De poca paciencia, respuestas despiadadas y mal carácter, Ana mira la vida desde un segundo plano: …para mirar es imprescindible estar unos pasitos más lejos. Es un alivio cuando los que me rodean no lo objetan. Todo en los segundos planos me interesa más. Elena me dice que hago cosas que no son de madre. No sé exactamente cuáles son. Que no la dejo ganar en los juegos de mesa. Que a veces le digo que no haga la tarea. Que me río cuando Pedro le dice tetona. O cuando le dice tetona a Rosa. Que compito con mi marido por el amor del perro delante de ellos. Yo creo que Elena está demasiado pendiente de mis opiniones. Tengo que tener cuidado. Mis opiniones están desajustadas con el concepto de felicidad común y corriente… Todo lo que digo, me dicen o escucho para mí también quiere decir otra cosa que para el resto. Siempre encuentro metáforas, huellas, sentidos. Como Pedro, vivo en un mundo de palabras poderosas.

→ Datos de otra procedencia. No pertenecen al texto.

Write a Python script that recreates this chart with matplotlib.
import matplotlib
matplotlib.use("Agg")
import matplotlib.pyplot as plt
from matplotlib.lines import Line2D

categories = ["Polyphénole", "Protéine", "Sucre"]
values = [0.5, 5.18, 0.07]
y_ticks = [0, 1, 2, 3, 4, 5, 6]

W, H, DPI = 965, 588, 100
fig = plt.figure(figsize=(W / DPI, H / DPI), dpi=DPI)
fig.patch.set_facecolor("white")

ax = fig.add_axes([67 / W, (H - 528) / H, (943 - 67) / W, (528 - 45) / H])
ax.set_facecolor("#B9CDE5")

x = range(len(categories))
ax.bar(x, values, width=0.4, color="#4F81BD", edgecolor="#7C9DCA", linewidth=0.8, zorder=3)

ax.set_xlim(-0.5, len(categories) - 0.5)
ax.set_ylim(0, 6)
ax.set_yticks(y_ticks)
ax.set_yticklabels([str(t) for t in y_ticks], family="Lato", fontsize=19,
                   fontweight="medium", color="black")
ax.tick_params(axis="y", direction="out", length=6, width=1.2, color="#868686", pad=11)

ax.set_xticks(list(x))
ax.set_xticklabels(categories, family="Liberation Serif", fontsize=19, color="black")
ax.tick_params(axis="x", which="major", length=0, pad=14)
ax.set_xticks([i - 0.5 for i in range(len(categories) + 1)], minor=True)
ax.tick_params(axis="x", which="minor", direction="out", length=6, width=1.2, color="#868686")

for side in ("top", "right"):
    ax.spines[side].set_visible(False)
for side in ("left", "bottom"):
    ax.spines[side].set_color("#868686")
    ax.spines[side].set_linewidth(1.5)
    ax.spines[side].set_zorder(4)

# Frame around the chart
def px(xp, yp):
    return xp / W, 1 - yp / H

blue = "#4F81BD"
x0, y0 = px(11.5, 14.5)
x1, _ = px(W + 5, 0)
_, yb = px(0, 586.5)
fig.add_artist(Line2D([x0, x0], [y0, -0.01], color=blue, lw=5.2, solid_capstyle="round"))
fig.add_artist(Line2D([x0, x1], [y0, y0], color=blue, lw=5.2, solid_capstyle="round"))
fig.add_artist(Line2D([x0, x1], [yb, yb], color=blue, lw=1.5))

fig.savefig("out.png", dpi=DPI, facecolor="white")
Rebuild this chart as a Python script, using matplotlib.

Novela de coletazos, de palabras poderosas que son el aliento para continuar cuando se pierden seres queridos, “Estás muy callada hoy”, es un libro ineludible. “Cómo voy a estar triste si lo tengo todo”, reflexiona Ana, en el instante en que caen las máscaras y somos más débiles. Parecés más joven, me dicen siempre. Tal vez es porque voy despacio, tardo, soy lenta. A mí nada de antes me gusta más que ahora y lo que le sigue y lo que viene después. No tengo paraíso perdido, no tengo a dónde volver, pero tengo un secreto: una cabeza llena de canas, un pelo blanco que me tiño cada catorce días. Soy vanidosa. También con el tiempo. Lo provoco, me delineo los ojos. La máscara de pestañas a prueba de agua nunca funciona. No funciona ninguna máscara.
Y quizás, donde no funciona ninguna máscara, aparece la escritura. Y Pedro, por supuesto. Le volvió la costumbre de agarrarme la mano mientras estamos comiendo, de apoyarse en mis piernas cuando me agacho, de interponerse mientras camino, y cuando le digo ay, Pedro, correte, me dice: es que te quiero.